Let’s just sketch our interval, so we can refer back to it in our calculations. Since our step size is 0.2 and 𝑥 zero is equal to zero, 𝑥 one is equal to 0.2. Similarly, 𝑥 two is equal to 0.4, 𝑥 three is 0.6, and 𝑥 four is 0.8, and 𝑥 five, which is our maximum value is one. Remember, we’re trying to find the value of 𝑦 when 𝑥 is equal to one. And that’s 𝑦 of 𝑥 five. And we call that 𝑦 five. In order to use the formula, we need to know what our function 𝑓 is. And from our differential equation, we can see that d𝑦 by d𝑥 is equal to 𝑓 of 𝑥 is three 𝑥. So if this is a function of 𝑥 only, this means we can delete the second variable 𝑦 in our function 𝑓 in Euler’s formula, so that our formula is 𝑦 𝑛 is equal to 𝑦 𝑛 minus one plus ℎ times 𝑓 of 𝑥 𝑛 minus one, where 𝑓 of 𝑥 𝑛 is three 𝑥 𝑛. So we have everything we need to use the formula.

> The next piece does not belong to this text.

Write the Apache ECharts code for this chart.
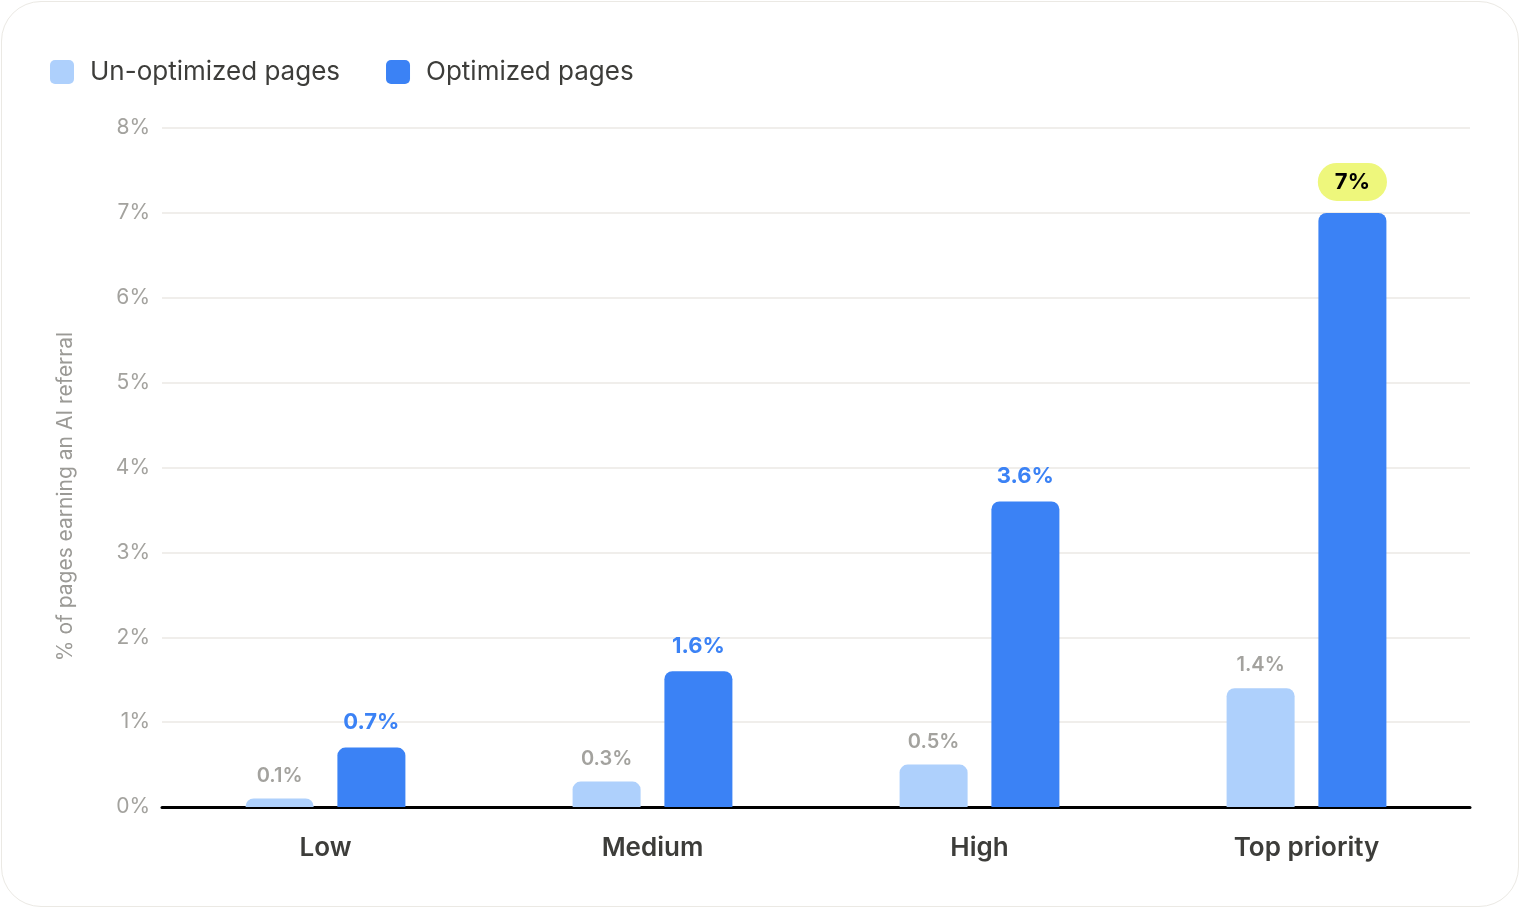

We know that 𝑦 zero is equal to one, so we can use the formula to calculate 𝑦 one. And that’s equal to 𝑦 zero plus ℎ times 𝑓 of 𝑥 zero. We know the value of 𝑦 zero, which is one, and we know the value of ℎ, which is 0.2. So we need to work out 𝑓 of 𝑥 zero. From our differential equation, that’s equal to three times 𝑥 zero, which is three times zero, which is zero so that 𝑦 one is equal to one plus 0.2 times zero, which is one. And we can use this in our formula to calculate 𝑦 two, which is equal to 𝑦 one plus ℎ times 𝑓 of 𝑥 one. And we need to work out 𝑓 of 𝑥 one. That’s equal to three times 𝑥 one from our differential equation. And from our interval, we know that 𝑥 one is equal to 0.2. So we have three times 0.2 is equal to 𝑓 of 𝑥 one, and that’s 0.6.

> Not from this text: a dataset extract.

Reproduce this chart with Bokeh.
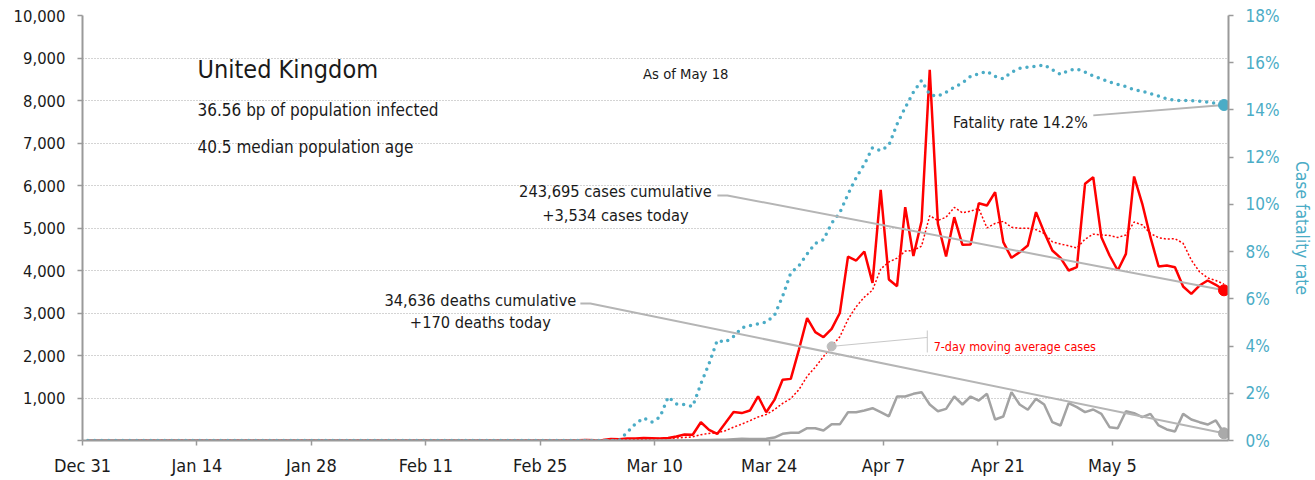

So 𝑦 two is equal to one plus 0.2 times 0.6 which is equal to 1.12. We use this to find 𝑦 three, which is 𝑦 two plus ℎ times 𝑓 of 𝑥 two, where 𝑓 of 𝑥 two is three times 𝑥 two and 𝑥 two is 0.4, so that 𝑓 of 𝑥 two is 1.2. 𝑦 three is then 1.12 plus 0.2 times 1.2, which is 1.36. We use this to calculate 𝑦 four which is 𝑦 three plus ℎ times 𝑓 of 𝑥 three and 𝑓 of 𝑥 three is three times 𝑥 three. From our interval, 𝑥 three is 0.6. So that’s three times 0.6, which is 1.8. And we have 𝑦 four equal to 1.36 plus 0.2 times 1.8, which is 1.72. Now, we use this in our final step to calculate 𝑦 five, where 𝑦 five is equal to 𝑦 four plus ℎ times 𝑓 of 𝑥 four which is three 𝑥 four. And since 𝑥 four is 0.8 from our interval, 𝑓 of 𝑥 four is three times 0.8, which is 2.4. So 𝑦 five is equal to 1.72 plus 0.2 times 2.4, which is 2.2. Remember that 𝑦 five is equal to 𝑦 at 𝑥 is equal to one, which we’ve just calculated as 2.2. So 𝑦 at 𝑥 is equal to one is 2.2.

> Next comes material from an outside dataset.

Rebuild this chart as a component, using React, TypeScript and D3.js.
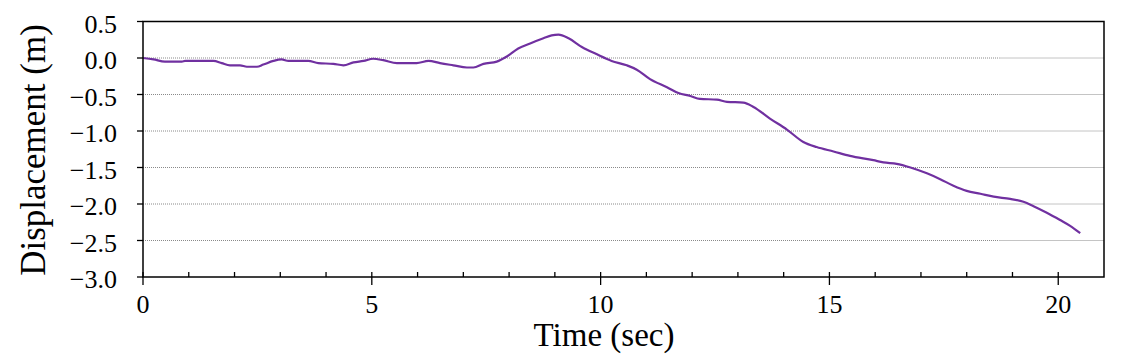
import React, { useEffect, useRef } from 'react';
import * as d3 from 'd3';

// time (sec) and displacement (m)
const timeSec: number[] = [
  0, 0.23, 0.48, 0.85, 0.92, 1.54, 1.72, 1.9, 2.12, 2.27, 2.49, 2.63, 2.85, 3.03, 3.18,
  3.61, 3.83, 4.16, 4.38, 4.6, 4.82, 5.03, 5.25, 5.55, 5.98, 6.24, 6.49, 6.78, 7.08, 7.22,
  7.44, 7.73, 7.95, 8.2, 8.46, 8.75, 8.93, 9.08, 9.3, 9.59, 9.92, 10.24, 10.57, 10.79,
  11.08, 11.45, 11.7, 11.96, 12.17, 12.54, 12.76, 13.12, 13.34, 13.7, 14.07, 14.43, 14.72,
  15.09, 15.45, 15.96, 16.18, 16.47, 16.77, 17.13, 17.42, 17.71, 18.0, 18.3, 18.59, 18.95,
  19.24, 19.46, 19.75, 20.04, 20.26, 20.48,
];
const displacement: number[] = [
  0, -0.02, -0.05, -0.05, -0.04, -0.04, -0.07, -0.1, -0.1, -0.12, -0.12, -0.09, -0.04, -0.02, -0.04,
  -0.04, -0.07, -0.08, -0.1, -0.06, -0.04, -0.01, -0.03, -0.07, -0.07, -0.04, -0.07, -0.1, -0.13, -0.13,
  -0.08, -0.05, 0.02, 0.13, 0.2, 0.27, 0.31, 0.32, 0.27, 0.15, 0.05, -0.04, -0.1, -0.16,
  -0.29, -0.4, -0.48, -0.52, -0.56, -0.57, -0.6, -0.61, -0.67, -0.83, -0.98, -1.15, -1.22,
  -1.28, -1.34, -1.4, -1.43, -1.45, -1.5, -1.58, -1.66, -1.75, -1.82, -1.86, -1.9, -1.93,
  -1.97, -2.03, -2.12, -2.22, -2.3, -2.4,
];

const xTicks = [0, 5, 10, 15, 20];
const yTicks = [0.5, 0.0, -0.5, -1.0, -1.5, -2.0, -2.5, -3.0];
const gridValues = [0.0, -0.5, -1.0, -1.5, -2.0, -2.5];

const W = 1134;
const H = 359;
const SERIF = "'Liberation Serif', 'Times New Roman', serif";

const App: React.FC = () => {
  const svgRef = useRef<SVGSVGElement>(null);

  useEffect(() => {
    document.body.style.margin = '0';
    if (!svgRef.current) return;
    const svg = d3.select(svgRef.current);
    svg.selectAll('*').remove();

    const left = 143, right = 1104, top = 21.5, bottom = 277;
    const x = d3.scaleLinear().domain([0, 21]).range([left, right]);
    const y = d3.scaleLinear().domain([-3, 0.5]).range([bottom, top]);

    // gridlines: dotted, then solid light grey near the right end
    const gridSplit = x(18.72);
    gridValues.forEach(v => {
      svg.append('line')
        .attr('x1', left).attr('x2', gridSplit)
        .attr('y1', y(v)).attr('y2', y(v))
        .attr('stroke', '#8a8a8a').attr('stroke-width', 1)
        .attr('stroke-dasharray', '1,1');
      svg.append('line')
        .attr('x1', gridSplit).attr('x2', right)
        .attr('y1', y(v)).attr('y2', y(v))
        .attr('stroke', '#c4c4c4').attr('stroke-width', 1);
    });

    // data line
    const pts = timeSec.map((t, i) => [t, displacement[i]] as [number, number]);
    const line = d3.line<[number, number]>()
      .x(d => x(d[0]))
      .y(d => y(d[1]))
      .curve(d3.curveMonotoneX);
    svg.append('path')
      .attr('d', line(pts)!)
      .attr('fill', 'none')
      .attr('stroke', '#7030A0')
      .attr('stroke-width', 2.2);

    // frame
    svg.append('rect')
      .attr('x', left).attr('y', top)
      .attr('width', right - left).attr('height', bottom - top)
      .attr('fill', 'none').attr('stroke', '#000').attr('stroke-width', 1.5);

    // x minor ticks (inside)
    d3.range(1, 21).filter(v => v % 5 !== 0).forEach(v => {
      svg.append('line')
        .attr('x1', x(v)).attr('x2', x(v))
        .attr('y1', bottom).attr('y2', bottom - 5)
        .attr('stroke', '#000').attr('stroke-width', 1.3);
    });
    // x major ticks (cross the axis)
    xTicks.forEach(v => {
      svg.append('line')
        .attr('x1', x(v)).attr('x2', x(v))
        .attr('y1', bottom - 5).attr('y2', bottom + 8)
        .attr('stroke', '#000').attr('stroke-width', 1.3);
      svg.append('text')
        .attr('x', x(v)).attr('y', 313)
        .attr('text-anchor', 'middle')
        .style('font-family', SERIF)
        .style('font-size', '26px')
        .attr('fill', '#000')
        .text(v);
    });

    // y ticks (outside)
    yTicks.forEach(v => {
      svg.append('line')
        .attr('x1', left - 6).attr('x2', left)
        .attr('y1', y(v)).attr('y2', y(v))
        .attr('stroke', '#000').attr('stroke-width', 1.3);
      svg.append('text')
        .attr('x', 117).attr('y', y(v) + 11)
        .attr('text-anchor', 'end')
        .style('font-family', SERIF)
        .style('font-size', '26px')
        .attr('fill', '#000')
        .text((v < 0 ? '\u2212' : '') + Math.abs(v).toFixed(1));
    });

    // axis titles
    svg.append('text')
      .attr('x', 604).attr('y', 346)
      .attr('text-anchor', 'middle')
      .style('font-family', SERIF)
      .style('font-size', '33px')
      .attr('fill', '#000')
      .text('Time (sec)');
    svg.append('text')
      .attr('transform', 'translate(45,150) rotate(-90)')
      .attr('text-anchor', 'middle')
      .style('font-family', SERIF)
      .style('font-size', '35px')
      .attr('fill', '#000')
      .text('Displacement (m)');
  }, []);

  return <svg ref={svgRef} width={W} height={H} style={{ display: 'block', background: '#fff' }} />;
};

export default App;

In our example, we were given 𝑛 equal to five steps on the closed interval zero, one. This resulted in the step size of 0.2. From an initial value of 𝑥 zero, 𝑦 zero, which is equal to zero one, we calculated all the steps up to 𝑥 five, 𝑦 five and arrived at one, 2.2. The graph shown gives a computer-generated solution to the differential equation and our approximated solution with the five points that we calculated. Now, let’s see what happens if we decrease the step size. With 𝑛 equal to 10 in the step size of 0.1 now, we have five extra points. On our graph, we can see that the approximation with the smaller step size is closer to the computer-generated solution. So when the step size is smaller, the approximate solution is closer to the actual solution, although notice that we needed to do more iterations in our calculation.

Let’s summarize now what we’ve covered in Euler’s method. We’ve been looking at Euler’s method for first-order differential equations, which is a numerical method for solving first-order differential equations of the form d𝑦 by d𝑥 is 𝑓 of 𝑥, 𝑦 or d𝑦 by d𝑥 is 𝑓 of 𝑥 or d𝑦 by d𝑥 is 𝑓 of 𝑦. In order to solve, we’re given an initial value, which is 𝑦 at 𝑥 equal to 𝑥 zero. And that’s equal to 𝑦 zero, so that from our starting point 𝑥 zero, 𝑦 zero, we have 𝑛 steps in the interval 𝑥 zero to 𝑥 𝑛. We use the formula 𝑦 𝑛 is equal to 𝑦 𝑛 minus one plus ℎ times 𝑓 of 𝑥 𝑛 minus one 𝑦 𝑛 minus one to find successive values of 𝑦, in order to form an approximation to the solution 𝑦 of 𝑥. ℎ is the step size, which is the interval width divided by the number of steps. And we know that the smaller the step size ℎ, the more accurate the approximation. But this means more iterations will be necessary.